Don't underestimate the power of compound interest. My dad tells me like this: Every time you take your kid to a fast food place, get him lemon water and put the soda money into the college fund. Small stuff like this really adds up over 18 years.
I have a loan from my parents... But that's just because I'm not allowed to borrow more than $5k per year. My tuition is around $35k/year and I have some scholarships but... Expensive. And since the government says my family can contribute an absurd amount of money, I just have to pay them back...
How much does each degree rake in per semester, and how many staff are required to run that semester, It would be very interesting to see the flow of money into a university and where it is actually spent.
My parents are paying for my college, but I'm 22 now and 2 quarters into a second run at college. The first go around I went on the state of Washington's dime (Running Start, only had to pay $200 in fees plus books), and had a spotty experience with a GPA to match (3.9 in one class, 0.0 in another).
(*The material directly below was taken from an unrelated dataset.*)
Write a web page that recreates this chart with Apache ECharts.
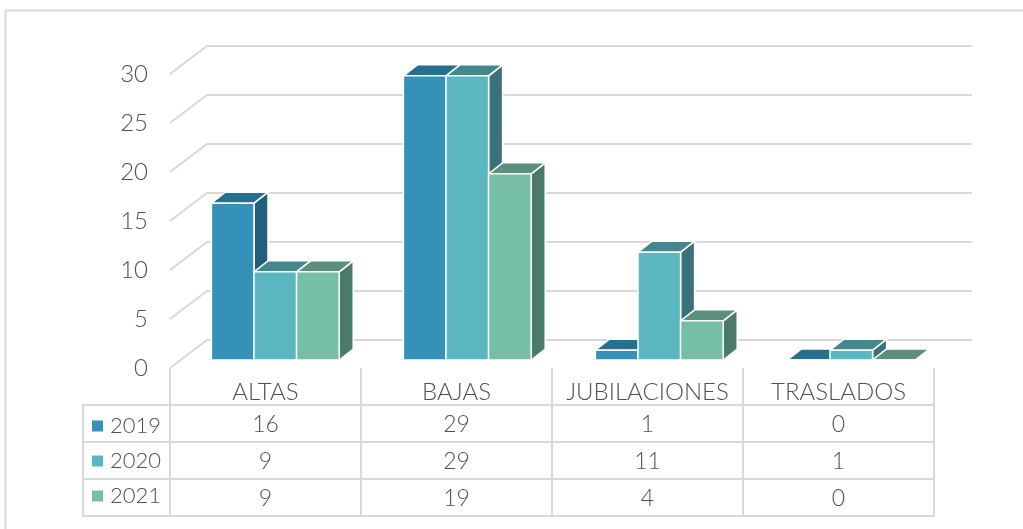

This go around I fully researched what I needed to take, and plotted my course in the most economical way possible. Currently at North Seattle College we're talking about a bit under $1700 a quarter in costs for 15 credit hours, which will increase to $5,530 at UW Bothell 3 quarters from now.
I am wholly unenthusiastic for this significant price bump, but at the very least my parents have decided to fund my second attempt, so hopefully, come late 2019 I'll have an Applied Computing degree or better (depending how Calc 2 goes...). Gonna spend $41k, mainly paying UW so I can get my damn receipt.
If a degree weren't so important when it comes to getting a job, I'd likely go without, but the earnings hit in the Seattle market is so severe that it makes sense to invest in a degree. $60k to $80k w/o a degree, versus $120k with a degree is pretty clear cut.
I assume at some point I'll end up financially supporting my parents, but that is (hopefully) ~18 years away. Supposedly there have good pensions & have saved a bit, but who really knows?